In the life-skills classroom at Radnor High School, there’s no question that the nine children with intellectual and social disabilities are a tight-knit group. It wouldn’t be difficult for these special education kids to feel isolated from the rest of the school, but with the help of Radnor High School Best Buddies, these students have tons of opportunities to integrate themselves into the school’s social life and realize they’re important to the success of the school.
Best Buddies, a local chapter of the international organization that’s affiliated with the Special Olympics, seeks to facilitate close friendships inside and outside of school between “best buddies,” the kids aged 14-21 from the special education class, and “peer buddies,” volunteers from the high school. The buddies are matched up each year and, due to the overwhelming number of interested students, each best buddy is paired with three or four peer buddies.
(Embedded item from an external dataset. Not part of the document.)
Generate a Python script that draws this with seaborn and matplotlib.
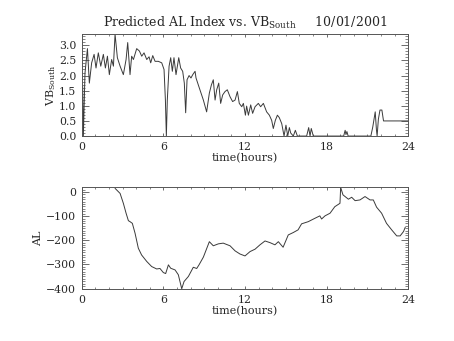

The club organizes monthly social events like a bowling night, an outdoor field day and an all-night movie-screening lock-in. Friendships between the buddies are strengthened during these events, leading most of the students to hang out on their own. Chelsea Connolly, co-president of the organization, has seen the impact of these relationships on the best buddies’ confidence and self-esteem. “Many of them are insecure and shy at first, but now all of them are very comfortable in their own skin,” she says.
Best Buddies is not a mentoring program. Instead, it’s viewed as a way of bringing people together who might have never received the social opportunity. “The organization brings friendship and pride to people,” says co-president Emily Leister. “When you’re with each other, you don’t think of disabilities or anything like that. You’re all just high-schoolers, hanging out and having a good time.”
One of the most interesting events is the Best Buddies Friendship Ball, held each year at one of the 15 participating high schools in Southeastern Pennsylvania (this year, Haverford High School on May 8). The ball functions as a prom, with more than 300 participants in attendance. According to faculty advisers Eileen Mann and Holly King, it’s a way for students to “come dressed up in prom attire and dance the night away surrounded by kids who understand and accept who they are.”